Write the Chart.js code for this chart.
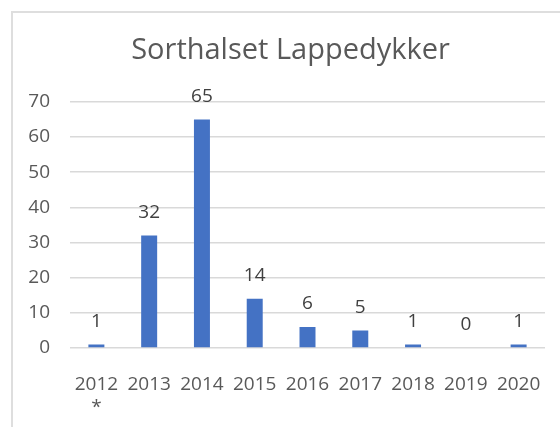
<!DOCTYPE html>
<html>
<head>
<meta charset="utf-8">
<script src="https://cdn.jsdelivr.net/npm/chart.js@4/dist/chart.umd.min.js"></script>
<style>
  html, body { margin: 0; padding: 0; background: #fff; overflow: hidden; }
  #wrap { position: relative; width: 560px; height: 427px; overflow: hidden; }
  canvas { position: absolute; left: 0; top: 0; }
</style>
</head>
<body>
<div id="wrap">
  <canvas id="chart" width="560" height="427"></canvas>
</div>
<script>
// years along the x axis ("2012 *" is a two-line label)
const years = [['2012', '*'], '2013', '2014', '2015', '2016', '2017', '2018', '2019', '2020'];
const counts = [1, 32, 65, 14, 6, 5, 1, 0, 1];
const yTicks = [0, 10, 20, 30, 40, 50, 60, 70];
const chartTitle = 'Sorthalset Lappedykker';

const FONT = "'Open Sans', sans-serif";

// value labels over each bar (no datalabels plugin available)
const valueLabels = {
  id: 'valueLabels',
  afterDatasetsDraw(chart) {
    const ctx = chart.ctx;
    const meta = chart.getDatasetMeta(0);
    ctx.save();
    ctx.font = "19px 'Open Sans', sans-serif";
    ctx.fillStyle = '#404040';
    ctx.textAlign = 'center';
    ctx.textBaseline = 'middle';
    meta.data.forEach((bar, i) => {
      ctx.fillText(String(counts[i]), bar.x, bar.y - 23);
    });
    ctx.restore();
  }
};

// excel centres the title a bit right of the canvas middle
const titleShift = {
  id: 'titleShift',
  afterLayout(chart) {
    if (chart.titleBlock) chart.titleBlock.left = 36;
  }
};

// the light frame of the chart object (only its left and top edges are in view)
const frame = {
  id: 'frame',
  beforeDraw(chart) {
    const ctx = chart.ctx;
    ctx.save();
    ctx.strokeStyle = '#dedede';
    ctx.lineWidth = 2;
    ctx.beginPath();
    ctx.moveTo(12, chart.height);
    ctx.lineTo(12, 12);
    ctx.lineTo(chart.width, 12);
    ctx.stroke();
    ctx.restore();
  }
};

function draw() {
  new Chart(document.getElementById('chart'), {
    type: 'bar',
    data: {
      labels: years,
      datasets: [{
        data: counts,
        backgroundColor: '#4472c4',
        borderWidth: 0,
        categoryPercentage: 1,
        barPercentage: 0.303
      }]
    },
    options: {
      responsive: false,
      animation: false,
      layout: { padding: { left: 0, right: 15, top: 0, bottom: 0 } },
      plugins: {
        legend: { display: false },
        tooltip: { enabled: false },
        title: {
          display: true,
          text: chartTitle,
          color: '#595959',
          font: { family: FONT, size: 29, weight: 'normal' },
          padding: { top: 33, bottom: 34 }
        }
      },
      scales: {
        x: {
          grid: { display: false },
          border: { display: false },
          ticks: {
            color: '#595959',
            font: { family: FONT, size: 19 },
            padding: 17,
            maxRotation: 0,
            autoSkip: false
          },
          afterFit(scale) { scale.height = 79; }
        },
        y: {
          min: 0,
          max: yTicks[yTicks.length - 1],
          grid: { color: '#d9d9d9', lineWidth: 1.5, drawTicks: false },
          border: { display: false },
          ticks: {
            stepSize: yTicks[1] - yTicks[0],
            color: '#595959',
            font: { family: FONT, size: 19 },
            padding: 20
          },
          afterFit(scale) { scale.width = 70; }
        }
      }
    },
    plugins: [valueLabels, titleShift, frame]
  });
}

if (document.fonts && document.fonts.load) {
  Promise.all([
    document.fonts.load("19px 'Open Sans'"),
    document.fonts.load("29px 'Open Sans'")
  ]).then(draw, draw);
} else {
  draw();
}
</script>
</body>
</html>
= = = = = = =
Without the pictures, transcribe the listing above exactly.

→ RESPONSE
Write the Chart.js code for this chart.
<!DOCTYPE html>
<html>
<head>
<meta charset="utf-8">
<script src="https://cdn.jsdelivr.net/npm/chart.js@4/dist/chart.umd.min.js"></script>
<style>
  html, body { margin: 0; padding: 0; background: #fff; overflow: hidden; }
  #wrap { position: relative; width: 560px; height: 427px; overflow: hidden; }
  canvas { position: absolute; left: 0; top: 0; }
</style>
</head>
<body>
<div id="wrap">
  <canvas id="chart" width="560" height="427"></canvas>
</div>
<script>
// years along the x axis ("2012 *" is a two-line label)
const years = [['2012', '*'], '2013', '2014', '2015', '2016', '2017', '2018', '2019', '2020'];
const counts = [1, 32, 65, 14, 6, 5, 1, 0, 1];
const yTicks = [0, 10, 20, 30, 40, 50, 60, 70];
const chartTitle = 'Sorthalset Lappedykker';

const FONT = "'Open Sans', sans-serif";

// value labels over each bar (no datalabels plugin available)
const valueLabels = {
  id: 'valueLabels',
  afterDatasetsDraw(chart) {
    const ctx = chart.ctx;
    const meta = chart.getDatasetMeta(0);
    ctx.save();
    ctx.font = "19px 'Open Sans', sans-serif";
    ctx.fillStyle = '#404040';
    ctx.textAlign = 'center';
    ctx.textBaseline = 'middle';
    meta.data.forEach((bar, i) => {
      ctx.fillText(String(counts[i]), bar.x, bar.y - 23);
    });
    ctx.restore();
  }
};

// excel centres the title a bit right of the canvas middle
const titleShift = {
  id: 'titleShift',
  afterLayout(chart) {
    if (chart.titleBlock) chart.titleBlock.left = 36;
  }
};

// the light frame of the chart object (only its left and top edges are in view)
const frame = {
  id: 'frame',
  beforeDraw(chart) {
    const ctx = chart.ctx;
    ctx.save();
    ctx.strokeStyle = '#dedede';
    ctx.lineWidth = 2;
    ctx.beginPath();
    ctx.moveTo(12, chart.height);
    ctx.lineTo(12, 12);
    ctx.lineTo(chart.width, 12);
    ctx.stroke();
    ctx.restore();
  }
};

function draw() {
  new Chart(document.getElementById('chart'), {
    type: 'bar',
    data: {
      labels: years,
      datasets: [{
        data: counts,
        backgroundColor: '#4472c4',
        borderWidth: 0,
        categoryPercentage: 1,
        barPercentage: 0.303
      }]
    },
    options: {
      responsive: false,
      animation: false,
      layout: { padding: { left: 0, right: 15, top: 0, bottom: 0 } },
      plugins: {
        legend: { display: false },
        tooltip: { enabled: false },
        title: {
          display: true,
          text: chartTitle,
          color: '#595959',
          font: { family: FONT, size: 29, weight: 'normal' },
          padding: { top: 33, bottom: 34 }
        }
      },
      scales: {
        x: {
          grid: { display: false },
          border: { display: false },
          ticks: {
            color: '#595959',
            font: { family: FONT, size: 19 },
            padding: 17,
            maxRotation: 0,
            autoSkip: false
          },
          afterFit(scale) { scale.height = 79; }
        },
        y: {
          min: 0,
          max: yTicks[yTicks.length - 1],
          grid: { color: '#d9d9d9', lineWidth: 1.5, drawTicks: false },
          border: { display: false },
          ticks: {
            stepSize: yTicks[1] - yTicks[0],
            color: '#595959',
            font: { family: FONT, size: 19 },
            padding: 20
          },
          afterFit(scale) { scale.width = 70; }
        }
      }
    },
    plugins: [valueLabels, titleShift, frame]
  });
}

if (document.fonts && document.fonts.load) {
  Promise.all([
    document.fonts.load("19px 'Open Sans'"),
    document.fonts.load("29px 'Open Sans'")
  ]).then(draw, draw);
} else {
  draw();
}
</script>
</body>
</html>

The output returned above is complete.